Today, we will focus on relational database management systems. These are the technologies most commonly used by developers in their daily lives. You might have already heard of MySQL, Oracle, SQL Server, or PostgreSQL.

Let's build a newsletter 💪

Imagine a database as an Excel file.
A tab in the file represents what we call a "table".
A column in a table is called a "field".
A row in a table is called a "tuple", "entry", "row", or "record".


For example, if you want to model in a database this newsletter, the wonderful people who have subscribed to it, and the mail sendings:


Table: chapter

identifier title publication_date content
database-sql The Tech Guide #5 - Databases 2024-01-05 Welcome to…
frontend-backend The Tech Guide #4 - Front-end and Back-end 2023-09-10 👋, welcome…

Table: subscription

identifier email
1 foo@bar.com
2 hello@world.com

Table: sent_mail

chapter_identifier subscription_identifier send_date
database-sql 1 2024-01-05
database-sql 2 2024-01-06

You get two tables that represent concrete objects: chapter and subscription. Each line is manually or automatically assigned a unique identifier. It's called a "primary key".

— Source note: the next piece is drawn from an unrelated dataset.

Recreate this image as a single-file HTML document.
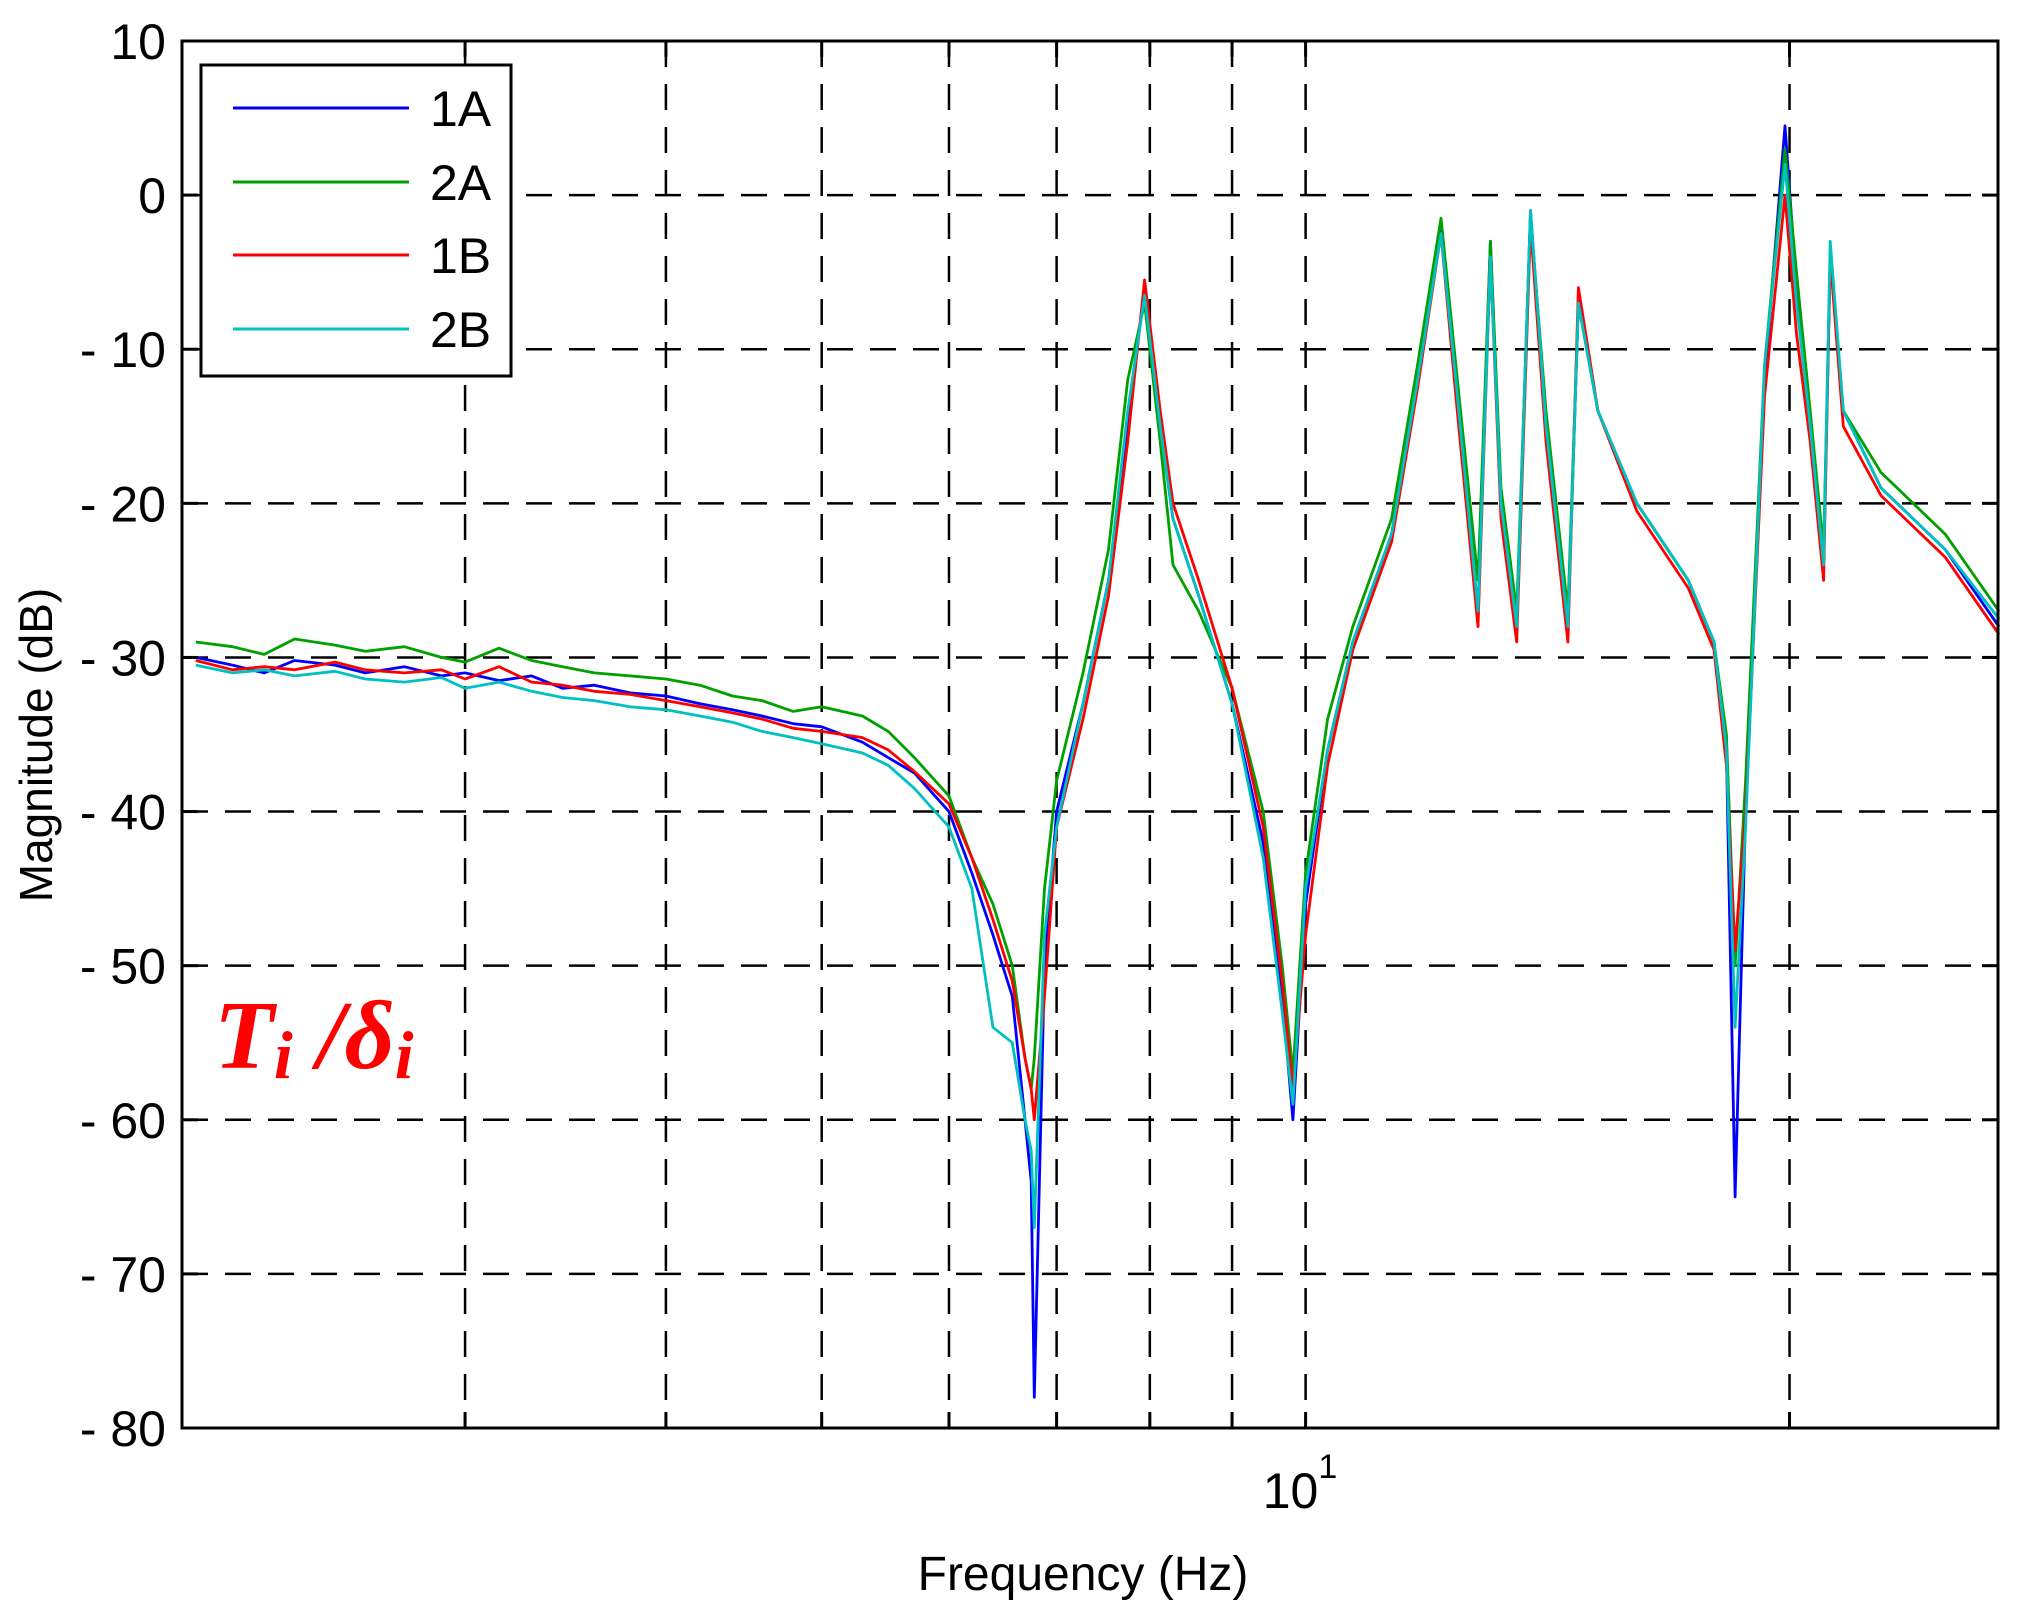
<!DOCTYPE html>
<html><head><meta charset="utf-8"><style>
body{margin:0;background:#fff;}
svg{display:block;}
</style></head><body>
<svg id="chart" width="2033" height="1603" xmlns="http://www.w3.org/2000/svg" font-family="Liberation Sans, sans-serif">
<rect width="2033" height="1603" fill="#fff"/>
<g id="grid"></g>
<g id="series"></g>
<rect x="182" y="41" width="1816" height="1387" fill="none" stroke="#000" stroke-width="3"/>
<g id="ticks"></g>
<text x="1300" y="1508" font-size="50" text-anchor="middle">10<tspan dy="-30" font-size="34">1</tspan></text>
<text x="1083" y="1590" font-size="48" text-anchor="middle">Frequency  (Hz)</text>
<text transform="translate(52,745) rotate(-90)" font-size="46" text-anchor="middle">Magnitude (dB)</text>
<text x="214" y="1068" font-family="Liberation Serif, serif" font-weight="bold" font-style="italic" font-size="98" fill="#f00">T<tspan font-size="68" dy="10">i</tspan><tspan dy="-10"> /δ</tspan><tspan font-size="68" dy="10">i</tspan></text>
<g>
<rect x="201" y="65" width="310" height="311" fill="#fff" stroke="#000" stroke-width="3"/>
<line x1="233" y1="108" x2="409" y2="108" stroke="#0000ff" stroke-width="3"/>
<line x1="233" y1="182" x2="409" y2="182" stroke="#00a000" stroke-width="3"/>
<line x1="233" y1="255" x2="409" y2="255" stroke="#ff0000" stroke-width="3"/>
<line x1="233" y1="329" x2="409" y2="329" stroke="#00c0c0" stroke-width="3"/>
<text x="430" y="126" font-size="50">1A</text>
<text x="430" y="200" font-size="50">2A</text>
<text x="430" y="273" font-size="50">1B</text>
<text x="430" y="347" font-size="50">2B</text>
</g>
</svg>
<script>
const freqs=[2.04,2.15,2.25,2.35,2.49,2.6,2.75,2.9,3.0,3.15,3.3,3.45,3.61,3.8,4.0,4.2,4.4,4.59,4.8,5.0,5.3,5.5,5.71,6.0,6.2,6.39,6.57,6.69,6.75,6.78,6.88,7.0,7.27,7.54,7.75,7.94,8.12,8.27,8.58,9.0,9.41,9.67,9.82,10,10.32,10.7,11.31,11.74,12.14,12.4,12.8,13.03,13.23,13.53,13.8,14.11,14.56,14.78,15.2,16.07,17.3,17.95,18.27,18.5,18.78,19.3,19.87,20.2,20.6,21.0,21.2,21.6,22.8,25.0,27.0];
const s1A=[-30,-30.5,-31,-30.2,-30.5,-31,-30.6,-31.2,-31,-31.5,-31.2,-32,-31.8,-32.3,-32.5,-33,-33.4,-33.8,-34.3,-34.5,-35.5,-36.5,-37.5,-40,-44,-48,-52,-60,-64,-78,-50,-40,-33,-25,-15,-6,-15,-21,-26,-33,-42,-52,-60,-46,-36,-29,-22,-12,-2,-12,-27,-3,-20,-28,-1,-15,-28,-7,-14,-20,-25,-29,-36,-65,-40,-12,4.5,-6,-15,-24,-4,-14,-19,-23,-28];
const s2A=[-29,-29.3,-29.8,-28.8,-29.2,-29.6,-29.3,-30,-30.3,-29.4,-30.2,-30.6,-31,-31.2,-31.4,-31.8,-32.5,-32.8,-33.5,-33.2,-33.8,-34.8,-36.5,-39,-43,-46,-50,-56,-58,-56,-45,-38,-31,-23,-12,-7,-16,-24,-27,-32,-40,-50,-57,-44,-34,-28,-21,-11,-1.5,-11,-25,-3,-19,-27,-1.5,-14,-27,-7,-14,-20,-25,-29,-35,-50,-38,-11,3,-5,-14,-23,-4,-14,-18,-22,-27];
const s1B=[-30.2,-30.8,-30.6,-30.8,-30.3,-30.8,-31,-30.8,-31.4,-30.6,-31.6,-31.8,-32.2,-32.4,-32.8,-33.2,-33.6,-34,-34.6,-34.8,-35.2,-36,-37.4,-39.5,-43,-47,-51,-56,-58,-60,-52,-41,-34,-26,-16,-5.5,-14,-20,-25,-32,-41,-51,-58,-48,-37,-29.5,-22.5,-12.5,-2.5,-13,-28,-4,-21,-29,-2,-16,-29,-6,-14,-20.5,-25.5,-29.5,-37,-49,-40,-13,0,-9,-16,-25,-4,-15,-19.5,-23.5,-28.5];
const s2B=[-30.5,-31,-30.8,-31.2,-30.9,-31.4,-31.6,-31.3,-32,-31.6,-32.2,-32.6,-32.8,-33.2,-33.4,-33.8,-34.2,-34.8,-35.2,-35.6,-36.2,-37,-38.5,-41,-45,-54,-55,-60,-62,-67,-48,-41,-33,-25,-14,-6.5,-15,-21,-26,-33,-43,-53,-59,-45,-36,-29,-22,-12,-2.5,-12,-27,-4,-20,-28,-1,-15,-28,-7,-14,-20,-25,-29,-36,-54,-41,-11,2,-7,-15,-24,-3,-14,-19,-23,-27.5];
const yTicks=[10,0,-10,-20,-30,-40,-50,-60,-70,-80];
const yTickLabels=["10","0","- 10","- 20","- 30","- 40","- 50","- 60","- 70","- 80"];
const xGrid=[3,4,5,6,7,8,9,10,20];
const X0=182,X1=1998,Y0=41,Y1=1428,FMIN=2,FMAX=26.96,DMAX=10,DMIN=-80;
const NS='http://www.w3.org/2000/svg';
function xs(f){return X0+(Math.log10(f)-Math.log10(FMIN))/(Math.log10(FMAX)-Math.log10(FMIN))*(X1-X0);}
function ys(d){return Y0+(DMAX-d)/(DMAX-DMIN)*(Y1-Y0);}
function mk(tag,attrs){const e=document.createElementNS(NS,tag);for(const k in attrs)e.setAttribute(k,attrs[k]);return e;}
const grid=document.getElementById('grid'),ticks=document.getElementById('ticks'),ser=document.getElementById('series');
xGrid.forEach(f=>{const x=xs(f);
 const l=mk('line',{x1:x,y1:Y0,x2:x,y2:Y1,stroke:'#000','stroke-width':2.5,'stroke-dasharray':'26 17'});
 
 
 grid.appendChild(l);
 [[Y1,Y1-16],[Y0,Y0+16]].forEach(p=>{const t=mk('line',{x1:x,y1:p[0],x2:x,y2:p[1],stroke:'#000','stroke-width':3});
  
  
  ticks.appendChild(t);});
});
yTicks.forEach((d,i)=>{const y=ys(d);
 if(d<DMAX&&d>DMIN){const l=mk('line',{x1:X0,y1:y,x2:X1,y2:y,stroke:'#000','stroke-width':2.5,'stroke-dasharray':'26 17'});
  
  
  grid.appendChild(l);}
 [[X0,X0+16],[X1,X1-16]].forEach(p=>{const t=mk('line',{x1:p[0],y1:y,x2:p[1],y2:y,stroke:'#000','stroke-width':3});
  
  
  ticks.appendChild(t);});
 const tx=mk('text',{x:X0-16,y:y+18,'font-size':50,'text-anchor':'end'});
 tx.textContent=yTickLabels[i];
 
 
 ticks.appendChild(tx);
});
const seriesList=[['series-1a',s1A,'#0000ff'],['series-2a',s2A,'#00a000'],['series-1b',s1B,'#ff0000'],['series-2b',s2B,'#00c0c0']];
seriesList.forEach(s=>{const n=Math.min(freqs.length,s[1].length);let pts=[];
 for(let i=0;i<n;i++)pts.push(xs(freqs[i]).toFixed(1)+','+ys(s[1][i]).toFixed(1));
 const p=mk('polyline',{points:pts.join(' '),fill:'none',stroke:s[2],'stroke-width':2.8,'stroke-linejoin':'round'});
 
 
 ser.appendChild(p);});
</script>
</body></html>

The third table, sent_mail, uses these keys to relate chapters and subscriptions to each other. It manipulates "foreign keys".

This way of organizing data explains the name "relational database".

SQL

To manipulate these tables, we use Structured Query Language.

SQL, pronounced S.Q.L and formerly known as sequel, aims to be a natural language close to English. It very easily allows writing queries to carry out the 4 basic operations of data processing:

  • Creation. Example: someone subscribes to the newsletter.
  • Reading. Example: check who has already received the chapter to avoid sending it twice.
  • Updating. Example: correcting a typo in the content.
  • Deletion. Example: unsubscribing from the newsletter.

For example, to obtain the details of this chapter:
SELECT title, content FROM chapter WHERE identifier = “database-sql”

Easy, isn't it? 😉
We can do crazy stuff in SQL, but the basic syntax is really accessible to everyone.

It's exactly this query that is played if you display the page https://the-tech.guide/chapter/database-sql/. The URL is analyzed to extract the chapter's identifier. It is then injected into the SQL query allowing to construct the page.

The database serves in this case to code only one page and to automatically generate all the variants.

😱 And if someone tampers with the URL hoping to modify the underlying SQL query?

That's called SQL injection. It's the flaw exploited in 90% of website hacks.
Every use of data public to users must be secured. Every day, robots randomly try thousands of injections on the most known sites.

NoSQL

Relational databases, despite their power, show limits on large volumes of data.

The advent of Cloud and BigData has seen the emergence of new technologies categorized as “NoSQL”.

Broadly, NoSQL refers to databases that are not relational. It’s a super broad designation encompassing a whole range of technologies.
Fun fact: NoSQL technologies often use SQL or a derivative 🤪. They tried to make up for this poor naming with Not Only SQL.

In a NoSQL database, data is organized completely differently, at least in the internal engine of the software. This allows for easier distribution across different machines and thus infinitely increases computing power and available memory.